Don’t expect to get that lucky next year, however. As he was already projected to be a first round pick this season, Hunter is unsurprisingly highly rated for next season. Sports Illustrated has him at the No. 10 overall spot in their 2019 NBA Draft Big Board, saying:

Hunter is another player who would likely have been a first-round pick in the 2018 draft, but opted to return to school. Defensive versatility is the hallmark of his game, as he’s capable of guarding 1–4 and has outstanding hands and instincts. Hunter also looks comfortable handling the ball and has shown some ability to create his own shot within a limited role in Virginia’s more rigid offensive system. How the Cavaliers decide to optimize his skills next season could have a direct impact on his draft slot. Here’s hoping they decide to turn him loose.

Hunter, 6-7 and 222 pounds, can do just about everything for Virginia on both sides of the ball. While his absence certainly did not cause the loss to UMBC, his abilities were absolutely missed.
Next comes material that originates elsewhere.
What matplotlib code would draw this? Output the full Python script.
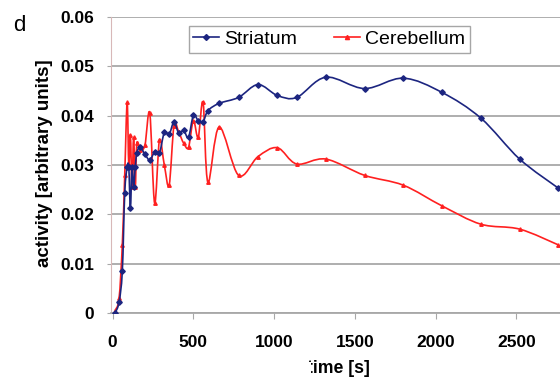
import numpy as np
import matplotlib
matplotlib.use("Agg")
import matplotlib.pyplot as plt
from matplotlib.path import Path
from matplotlib.patches import PathPatch, Rectangle
from matplotlib.lines import Line2D

plt.rcParams['font.family'] = ['Liberation Sans', 'DejaVu Sans']

time_s = [15, 40, 60, 75, 90, 100, 110, 120, 130, 140, 150, 170, 200, 230, 260,
          290, 320, 350, 380, 410, 440, 470, 500, 530, 560, 590, 660, 780, 900,
          1020, 1140, 1320, 1560, 1800, 2040, 2280, 2520, 2760]
striatum = [0.0, 0.0022, 0.0085, 0.0243, 0.0296, 0.0296, 0.0213, 0.0296, 0.0255,
            0.0296, 0.0325, 0.0336, 0.0322, 0.031, 0.0326, 0.0324, 0.0366, 0.0362,
            0.0387, 0.0364, 0.037, 0.0356, 0.0401, 0.039, 0.0387, 0.041, 0.0425,
            0.0437, 0.0463, 0.0441, 0.0437, 0.0478, 0.0455, 0.0476, 0.0447, 0.0395,
            0.0312, 0.0253]
cerebellum = [0.0005, 0.003, 0.0138, 0.028, 0.0427, 0.030, 0.036, 0.0255, 0.0356,
              0.0255, 0.0344, 0.033, 0.034, 0.0405, 0.0223, 0.035, 0.030, 0.0259,
              0.038, 0.0366, 0.0344, 0.0336, 0.039, 0.0356, 0.0427, 0.0265, 0.0377,
              0.0279, 0.0317, 0.0335, 0.0302, 0.0312, 0.0279, 0.0259, 0.0217, 0.018,
              0.017, 0.0138]
series_names = ["Striatum", "Cerebellum"]
x_ticks = [0, 500, 1000, 1500, 2000, 2500]
y_ticks = [0, 0.01, 0.02, 0.03, 0.04, 0.05, 0.06]
y_ticklabels = ["0", "0.01", "0.02", "0.03", "0.04", "0.05", "0.06"]

W, H = 560, 379
fig = plt.figure(figsize=(W / 100, H / 100), dpi=100)
ax = fig.add_axes([111 / W, (H - 313) / H, (W - 111) / W, (313 - 17) / H])


def smooth_path(x, y):
    p = np.column_stack([x, y]).astype(float)
    n = len(p)
    verts = [p[0]]
    codes = [Path.MOVETO]
    for i in range(n - 1):
        p0 = p[i - 1] if i > 0 else p[i]
        p1 = p[i]
        p2 = p[i + 1]
        p3 = p[i + 2] if i + 2 < n else p[i + 1]
        c1 = p1 + (p2 - p0) / 6.0
        c2 = p2 - (p3 - p1) / 6.0
        verts += [c1, c2, p2]
        codes += [Path.CURVE4] * 3
    return Path(verts, codes)


blue = "#1c2580"
red = "#ff2020"

ax.add_patch(PathPatch(smooth_path(time_s, cerebellum), transform=ax.transData,
                       fill=False, edgecolor=red, lw=1.2, zorder=3))
ax.plot(time_s, cerebellum, ls='none', marker='^', ms=2.5, color=red, zorder=4)
ax.add_patch(PathPatch(smooth_path(time_s, striatum), transform=ax.transData,
                       fill=False, edgecolor=blue, lw=1.2, zorder=5))
ax.plot(time_s, striatum, ls='none', marker='D', ms=2.8, color=blue, zorder=6)

ax.set_xlim(-10, 2770)
ax.set_ylim(0, 0.06)
ax.set_xticks(x_ticks)
ax.set_xticklabels([str(v) for v in x_ticks])
ax.set_yticks(y_ticks)
ax.set_yticklabels(y_ticklabels)
ax.grid(axis='y', color='#a8a8a8', lw=1.3)
ax.set_axisbelow(True)
for s in ['top', 'right']:
    ax.spines[s].set_visible(False)
ax.spines['left'].set_color('#d8b8b8')
ax.spines['bottom'].set_color('#a8a8a8')
ax.spines['bottom'].set_linewidth(1.3)
ax.tick_params(axis='x', length=4, color='#a8a8a8', pad=12, labelsize=12.5)
ax.tick_params(axis='y', length=3, color='#a8a8a8', pad=9, labelsize=12.5)
for lab in ax.get_xticklabels() + ax.get_yticklabels():
    lab.set_fontweight('bold')

handles = [Line2D([], [], color=blue, marker='D', ms=3, lw=1.2),
           Line2D([], [], color=red, marker='^', ms=3, lw=1.2)]
leg = ax.legend(handles, series_names, ncol=2, loc='center',
                bbox_to_anchor=(0.4865, 0.924), fontsize=14, frameon=True,
                fancybox=False, edgecolor='#909090', handlelength=1.3,
                handletextpad=0.3, columnspacing=1.9, borderpad=0.25,
                borderaxespad=0)
leg.get_frame().set_linewidth(1.0)

fig.text(13 / W, 1 - 31 / H, "d", fontsize=16, ha='left', va='baseline')
fig.text(45 / W, 1 - 163 / H, "activity [arbitrary units]", rotation=90,
         fontsize=13.5, fontweight='bold', ha='center', va='center')
fig.text(338 / W, 1 - 373 / H, "time [s]", fontsize=12.7, fontweight='bold',
         ha='center', va='baseline')
fig.patches.append(Rectangle((250 / W, 0), (311 - 250) / W, (H - 362) / H,
                             transform=fig.transFigure, facecolor='white',
                             edgecolor='none', zorder=10))

fig.savefig("out.png", dpi=100)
He finished his first season with 9.2 points and 3.6 rebounds per game, and shot 49% from the field and 38% from three. Hunter can create for himself off the dribble, pull up for long jumpers, finish with athleticism, and connect from three. Defensively, he can guard any position. Teams like Duke, Syracuse, Miami, and Louisville had no answer for him.

Basically, it’s not surprising that Hunter is highly regarded and his stock should only improve.